Never has the fallacy of objective perspective been so clear. When a trans person says they are not the gender everyone assumes — that they are actually a boy, girl, man, woman, neither, or both (nonbinary), they are not pushing against some biological imperative but actually expressing a level of gender nuance that many have historically ignored.
In Becoming Nicole, Amy Ellis Nutt also includes research that reveals brained-based sex differences in trans people. Without getting too technical, a part of the brain called the bed nucleus of the stria terminalis (BNST) is twice as big in men as in women. But, trans women, even before medical intervention, have the same sized BNST as cisgender women. In other words, it’s actually possible to quantify the trans part of some brains.
That’s not to say that someone needs to prove, biologically, that they are actually trans. It’s just to say that the assumptions we carry are often much more subjective than we realize. We are influenced by our past and our environment and our own experiences.

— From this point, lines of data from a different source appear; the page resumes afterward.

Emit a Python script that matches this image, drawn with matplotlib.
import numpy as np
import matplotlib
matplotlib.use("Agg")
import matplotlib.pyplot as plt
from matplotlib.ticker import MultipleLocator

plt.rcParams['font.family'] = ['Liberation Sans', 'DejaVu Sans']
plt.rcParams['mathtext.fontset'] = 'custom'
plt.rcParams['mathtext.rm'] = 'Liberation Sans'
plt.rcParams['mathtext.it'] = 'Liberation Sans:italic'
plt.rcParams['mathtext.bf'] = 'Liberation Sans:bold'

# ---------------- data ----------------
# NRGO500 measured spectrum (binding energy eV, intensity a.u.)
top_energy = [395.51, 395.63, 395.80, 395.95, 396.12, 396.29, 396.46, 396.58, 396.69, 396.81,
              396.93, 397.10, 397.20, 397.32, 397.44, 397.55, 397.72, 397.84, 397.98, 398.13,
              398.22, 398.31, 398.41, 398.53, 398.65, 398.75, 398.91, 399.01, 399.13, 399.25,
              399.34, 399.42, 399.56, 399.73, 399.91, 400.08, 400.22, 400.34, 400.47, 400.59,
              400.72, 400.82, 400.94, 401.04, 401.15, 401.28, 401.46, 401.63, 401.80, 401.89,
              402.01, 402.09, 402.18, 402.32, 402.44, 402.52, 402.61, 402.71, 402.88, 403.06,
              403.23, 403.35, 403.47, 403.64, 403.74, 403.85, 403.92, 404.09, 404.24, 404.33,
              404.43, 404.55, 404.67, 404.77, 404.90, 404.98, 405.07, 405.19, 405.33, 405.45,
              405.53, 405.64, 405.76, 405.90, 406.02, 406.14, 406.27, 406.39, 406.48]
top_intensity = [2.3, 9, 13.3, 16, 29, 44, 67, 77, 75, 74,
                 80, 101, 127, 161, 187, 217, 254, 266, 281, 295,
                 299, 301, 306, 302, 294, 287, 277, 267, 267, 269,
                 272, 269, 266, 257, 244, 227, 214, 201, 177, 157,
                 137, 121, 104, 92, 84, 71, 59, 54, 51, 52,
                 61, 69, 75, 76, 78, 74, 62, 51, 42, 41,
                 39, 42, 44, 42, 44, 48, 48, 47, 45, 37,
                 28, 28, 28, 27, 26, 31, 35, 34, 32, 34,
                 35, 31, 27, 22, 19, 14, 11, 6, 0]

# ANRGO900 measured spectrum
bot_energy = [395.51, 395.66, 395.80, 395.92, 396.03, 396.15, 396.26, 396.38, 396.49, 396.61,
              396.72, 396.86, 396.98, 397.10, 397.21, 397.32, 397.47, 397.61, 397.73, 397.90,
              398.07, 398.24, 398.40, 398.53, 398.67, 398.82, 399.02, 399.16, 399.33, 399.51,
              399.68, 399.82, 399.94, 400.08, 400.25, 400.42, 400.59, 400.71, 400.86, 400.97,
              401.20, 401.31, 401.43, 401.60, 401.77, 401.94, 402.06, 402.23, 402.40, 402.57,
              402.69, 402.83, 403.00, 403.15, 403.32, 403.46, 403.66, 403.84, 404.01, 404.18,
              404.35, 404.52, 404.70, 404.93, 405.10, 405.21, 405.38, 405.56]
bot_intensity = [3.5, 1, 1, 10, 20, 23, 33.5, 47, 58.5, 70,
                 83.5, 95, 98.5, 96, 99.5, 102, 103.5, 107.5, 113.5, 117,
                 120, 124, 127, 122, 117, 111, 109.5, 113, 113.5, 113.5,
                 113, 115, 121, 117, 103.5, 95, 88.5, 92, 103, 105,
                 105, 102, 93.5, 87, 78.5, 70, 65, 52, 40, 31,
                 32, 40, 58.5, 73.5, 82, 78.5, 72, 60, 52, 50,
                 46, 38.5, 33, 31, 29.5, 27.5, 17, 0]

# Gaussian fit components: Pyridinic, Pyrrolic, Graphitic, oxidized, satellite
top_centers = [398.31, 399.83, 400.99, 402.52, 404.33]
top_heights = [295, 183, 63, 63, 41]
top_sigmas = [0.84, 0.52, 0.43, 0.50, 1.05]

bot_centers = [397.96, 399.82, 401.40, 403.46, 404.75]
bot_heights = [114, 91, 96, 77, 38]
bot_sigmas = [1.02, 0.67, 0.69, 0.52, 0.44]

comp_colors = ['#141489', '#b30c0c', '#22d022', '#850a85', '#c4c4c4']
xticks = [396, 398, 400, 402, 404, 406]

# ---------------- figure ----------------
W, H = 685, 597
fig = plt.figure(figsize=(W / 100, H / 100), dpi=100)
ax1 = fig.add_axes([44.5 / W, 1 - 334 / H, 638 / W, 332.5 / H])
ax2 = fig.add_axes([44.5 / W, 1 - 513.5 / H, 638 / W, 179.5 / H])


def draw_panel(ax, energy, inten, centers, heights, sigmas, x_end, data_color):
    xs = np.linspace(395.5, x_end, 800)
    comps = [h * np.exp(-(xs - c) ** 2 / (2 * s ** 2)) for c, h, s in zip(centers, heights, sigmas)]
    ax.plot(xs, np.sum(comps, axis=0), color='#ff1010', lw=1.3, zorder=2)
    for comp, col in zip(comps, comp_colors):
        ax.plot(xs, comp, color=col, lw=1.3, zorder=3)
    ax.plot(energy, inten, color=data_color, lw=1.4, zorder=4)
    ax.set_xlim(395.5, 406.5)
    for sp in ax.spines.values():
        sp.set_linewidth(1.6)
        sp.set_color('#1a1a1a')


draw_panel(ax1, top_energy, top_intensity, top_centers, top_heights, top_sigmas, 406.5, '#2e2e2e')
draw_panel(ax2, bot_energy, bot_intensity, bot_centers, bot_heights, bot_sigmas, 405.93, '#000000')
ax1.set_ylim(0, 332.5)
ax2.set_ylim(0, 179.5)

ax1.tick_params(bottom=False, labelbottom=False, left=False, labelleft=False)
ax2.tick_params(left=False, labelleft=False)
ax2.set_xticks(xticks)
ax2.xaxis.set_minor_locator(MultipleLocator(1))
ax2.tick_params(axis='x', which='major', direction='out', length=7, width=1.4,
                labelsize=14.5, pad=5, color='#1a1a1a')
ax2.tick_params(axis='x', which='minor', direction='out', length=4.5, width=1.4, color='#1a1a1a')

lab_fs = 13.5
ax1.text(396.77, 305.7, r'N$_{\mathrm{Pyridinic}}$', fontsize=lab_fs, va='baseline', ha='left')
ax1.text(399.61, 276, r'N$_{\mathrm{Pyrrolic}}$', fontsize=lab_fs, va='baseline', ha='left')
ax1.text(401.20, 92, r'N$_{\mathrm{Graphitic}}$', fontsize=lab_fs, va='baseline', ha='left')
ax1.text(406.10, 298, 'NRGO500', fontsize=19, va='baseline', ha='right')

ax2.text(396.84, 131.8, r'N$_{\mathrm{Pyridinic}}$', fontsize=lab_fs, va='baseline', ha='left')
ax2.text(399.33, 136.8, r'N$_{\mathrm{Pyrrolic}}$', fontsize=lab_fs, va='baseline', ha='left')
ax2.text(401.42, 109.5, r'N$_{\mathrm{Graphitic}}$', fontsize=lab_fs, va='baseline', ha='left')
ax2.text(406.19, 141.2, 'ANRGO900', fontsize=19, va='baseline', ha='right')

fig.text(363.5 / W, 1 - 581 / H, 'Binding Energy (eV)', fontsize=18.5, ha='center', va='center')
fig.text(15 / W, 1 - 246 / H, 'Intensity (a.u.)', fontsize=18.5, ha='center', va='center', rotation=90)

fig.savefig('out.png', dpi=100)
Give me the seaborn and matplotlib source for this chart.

There is no view from nowhere, and learning about another person’s somewhere will save our lives.
As I write my final chapters and spend days reading about how, in 31 states plus Washington, D.C., it’s legal to forcibly sterilize a disabled person, I am buoyed by the knowledge that what society has always done isn’t based on what is right or good. Just because “everybody knows” that certain disabled people aren’t qualified to parent doesn’t mean it’s true.
Because when I sit still before I write, and take a deep breath, and prepare to work, I remind myself to tell the truth.
And the truth in my disabled body is this: every one of us is fragile, and every one of us is good enough.
The view from nowhere
I can't wait to read your book! I so deeply appreciate chewing on your thoughts and tracing your intellectual developments. Please keep going. Please keep telling the truth. You're making those around you smarter, more aware, and more thoughtful.
Oh, my goodness, this: "There is no view from nowhere, and learning about another person’s somewhere will save our lives." hit me. Hard. Learning about another person's somewhere - what a beautiful way of reminding us that we never, ever know what someone else's life is like, what their reality is, what thoughts and beliefs flit through their minds. Thank you for this - and for writing.